**What you should do:**
Can you transcribe every line exactly and leave the pictures behind?

>> begin

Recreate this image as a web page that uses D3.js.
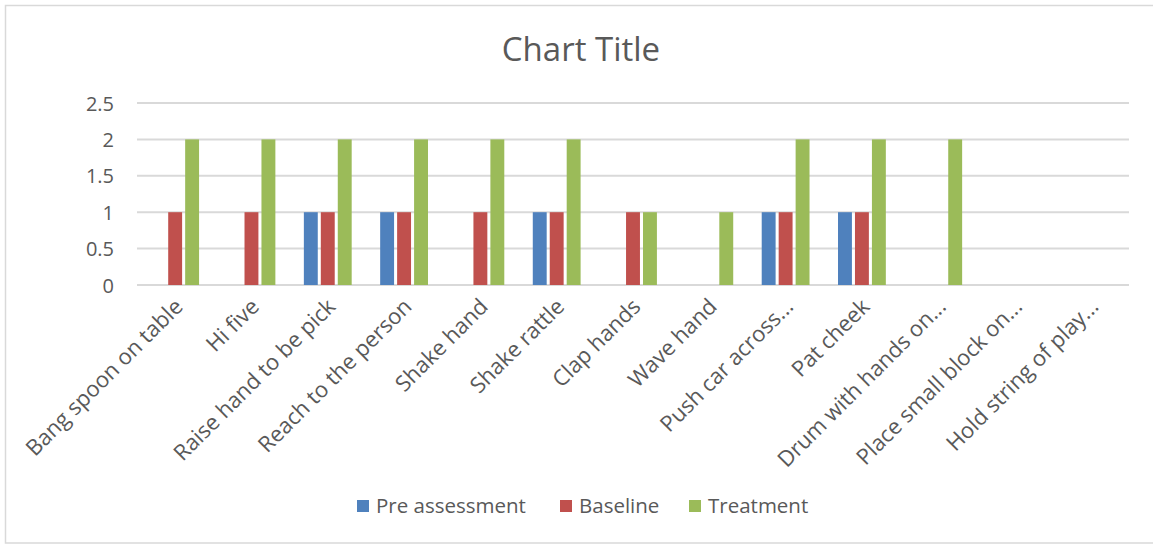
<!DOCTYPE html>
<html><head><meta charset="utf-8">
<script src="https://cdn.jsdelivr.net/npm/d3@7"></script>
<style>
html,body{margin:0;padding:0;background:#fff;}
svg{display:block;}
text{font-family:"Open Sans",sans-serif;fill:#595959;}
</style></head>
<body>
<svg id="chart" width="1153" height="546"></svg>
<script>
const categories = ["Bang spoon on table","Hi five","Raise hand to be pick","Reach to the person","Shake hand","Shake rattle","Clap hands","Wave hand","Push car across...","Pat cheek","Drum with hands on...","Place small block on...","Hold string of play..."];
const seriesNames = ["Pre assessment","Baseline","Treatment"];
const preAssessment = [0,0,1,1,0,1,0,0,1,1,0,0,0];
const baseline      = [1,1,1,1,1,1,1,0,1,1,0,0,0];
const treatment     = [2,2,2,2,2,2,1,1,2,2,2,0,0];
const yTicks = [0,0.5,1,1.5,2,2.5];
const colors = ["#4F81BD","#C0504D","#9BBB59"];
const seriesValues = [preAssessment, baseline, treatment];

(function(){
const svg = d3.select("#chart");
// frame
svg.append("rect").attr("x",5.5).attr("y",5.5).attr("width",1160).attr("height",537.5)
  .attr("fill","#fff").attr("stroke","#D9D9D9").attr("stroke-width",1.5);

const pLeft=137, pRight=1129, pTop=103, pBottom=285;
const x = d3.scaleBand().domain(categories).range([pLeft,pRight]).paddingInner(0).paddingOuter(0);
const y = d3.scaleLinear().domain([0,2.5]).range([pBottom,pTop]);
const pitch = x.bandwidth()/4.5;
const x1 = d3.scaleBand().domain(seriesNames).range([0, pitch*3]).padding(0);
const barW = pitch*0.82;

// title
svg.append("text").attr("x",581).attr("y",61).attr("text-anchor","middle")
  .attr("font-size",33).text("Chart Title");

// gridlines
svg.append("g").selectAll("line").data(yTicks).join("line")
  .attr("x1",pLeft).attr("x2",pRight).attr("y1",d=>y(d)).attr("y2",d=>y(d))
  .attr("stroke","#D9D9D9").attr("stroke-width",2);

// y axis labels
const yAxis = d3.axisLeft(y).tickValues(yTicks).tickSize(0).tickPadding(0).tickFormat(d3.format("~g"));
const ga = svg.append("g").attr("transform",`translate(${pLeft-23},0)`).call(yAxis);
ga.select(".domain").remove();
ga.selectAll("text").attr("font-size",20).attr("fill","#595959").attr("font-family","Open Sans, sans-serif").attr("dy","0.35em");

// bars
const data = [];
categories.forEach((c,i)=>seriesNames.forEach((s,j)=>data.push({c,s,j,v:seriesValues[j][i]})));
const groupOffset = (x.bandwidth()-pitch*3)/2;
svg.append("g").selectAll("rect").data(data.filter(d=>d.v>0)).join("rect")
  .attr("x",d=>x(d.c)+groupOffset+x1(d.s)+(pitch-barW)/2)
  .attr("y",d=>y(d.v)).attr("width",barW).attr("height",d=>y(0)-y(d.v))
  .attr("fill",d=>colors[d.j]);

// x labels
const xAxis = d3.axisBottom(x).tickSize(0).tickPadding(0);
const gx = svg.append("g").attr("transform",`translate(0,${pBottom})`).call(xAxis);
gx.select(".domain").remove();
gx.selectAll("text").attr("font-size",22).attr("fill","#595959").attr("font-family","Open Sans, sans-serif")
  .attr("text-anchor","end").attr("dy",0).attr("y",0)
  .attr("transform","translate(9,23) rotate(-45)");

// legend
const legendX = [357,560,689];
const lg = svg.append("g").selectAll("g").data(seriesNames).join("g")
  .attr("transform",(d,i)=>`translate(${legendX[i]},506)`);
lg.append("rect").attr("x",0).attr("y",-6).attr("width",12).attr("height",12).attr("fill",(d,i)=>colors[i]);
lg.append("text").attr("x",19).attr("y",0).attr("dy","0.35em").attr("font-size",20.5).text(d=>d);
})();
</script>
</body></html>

>> end

**Written reply:**
Recreate this image as a web page that uses D3.js.
<!DOCTYPE html>
<html><head><meta charset="utf-8">
<script src="https://cdn.jsdelivr.net/npm/d3@7"></script>
<style>
html,body{margin:0;padding:0;background:#fff;}
svg{display:block;}
text{font-family:"Open Sans",sans-serif;fill:#595959;}
</style></head>
<body>
<svg id="chart" width="1153" height="546"></svg>
<script>
const categories = ["Bang spoon on table","Hi five","Raise hand to be pick","Reach to the person","Shake hand","Shake rattle","Clap hands","Wave hand","Push car across...","Pat cheek","Drum with hands on...","Place small block on...","Hold string of play..."];
const seriesNames = ["Pre assessment","Baseline","Treatment"];
const preAssessment = [0,0,1,1,0,1,0,0,1,1,0,0,0];
const baseline      = [1,1,1,1,1,1,1,0,1,1,0,0,0];
const treatment     = [2,2,2,2,2,2,1,1,2,2,2,0,0];
const yTicks = [0,0.5,1,1.5,2,2.5];
const colors = ["#4F81BD","#C0504D","#9BBB59"];
const seriesValues = [preAssessment, baseline, treatment];

(function(){
const svg = d3.select("#chart");
// frame
svg.append("rect").attr("x",5.5).attr("y",5.5).attr("width",1160).attr("height",537.5)
  .attr("fill","#fff").attr("stroke","#D9D9D9").attr("stroke-width",1.5);

const pLeft=137, pRight=1129, pTop=103, pBottom=285;
const x = d3.scaleBand().domain(categories).range([pLeft,pRight]).paddingInner(0).paddingOuter(0);
const y = d3.scaleLinear().domain([0,2.5]).range([pBottom,pTop]);
const pitch = x.bandwidth()/4.5;
const x1 = d3.scaleBand().domain(seriesNames).range([0, pitch*3]).padding(0);
const barW = pitch*0.82;

// title
svg.append("text").attr("x",581).attr("y",61).attr("text-anchor","middle")
  .attr("font-size",33).text("Chart Title");

// gridlines
svg.append("g").selectAll("line").data(yTicks).join("line")
  .attr("x1",pLeft).attr("x2",pRight).attr("y1",d=>y(d)).attr("y2",d=>y(d))
  .attr("stroke","#D9D9D9").attr("stroke-width",2);

// y axis labels
const yAxis = d3.axisLeft(y).tickValues(yTicks).tickSize(0).tickPadding(0).tickFormat(d3.format("~g"));
const ga = svg.append("g").attr("transform",`translate(${pLeft-23},0)`).call(yAxis);
ga.select(".domain").remove();
ga.selectAll("text").attr("font-size",20).attr("fill","#595959").attr("font-family","Open Sans, sans-serif").attr("dy","0.35em");

// bars
const data = [];
categories.forEach((c,i)=>seriesNames.forEach((s,j)=>data.push({c,s,j,v:seriesValues[j][i]})));
const groupOffset = (x.bandwidth()-pitch*3)/2;
svg.append("g").selectAll("rect").data(data.filter(d=>d.v>0)).join("rect")
  .attr("x",d=>x(d.c)+groupOffset+x1(d.s)+(pitch-barW)/2)
  .attr("y",d=>y(d.v)).attr("width",barW).attr("height",d=>y(0)-y(d.v))
  .attr("fill",d=>colors[d.j]);

// x labels
const xAxis = d3.axisBottom(x).tickSize(0).tickPadding(0);
const gx = svg.append("g").attr("transform",`translate(0,${pBottom})`).call(xAxis);
gx.select(".domain").remove();
gx.selectAll("text").attr("font-size",22).attr("fill","#595959").attr("font-family","Open Sans, sans-serif")
  .attr("text-anchor","end").attr("dy",0).attr("y",0)
  .attr("transform","translate(9,23) rotate(-45)");

// legend
const legendX = [357,560,689];
const lg = svg.append("g").selectAll("g").data(seriesNames).join("g")
  .attr("transform",(d,i)=>`translate(${legendX[i]},506)`);
lg.append("rect").attr("x",0).attr("y",-6).attr("width",12).attr("height",12).attr("fill",(d,i)=>colors[i]);
lg.append("text").attr("x",19).attr("y",0).attr("dy","0.35em").attr("font-size",20.5).text(d=>d);
})();
</script>
</body></html>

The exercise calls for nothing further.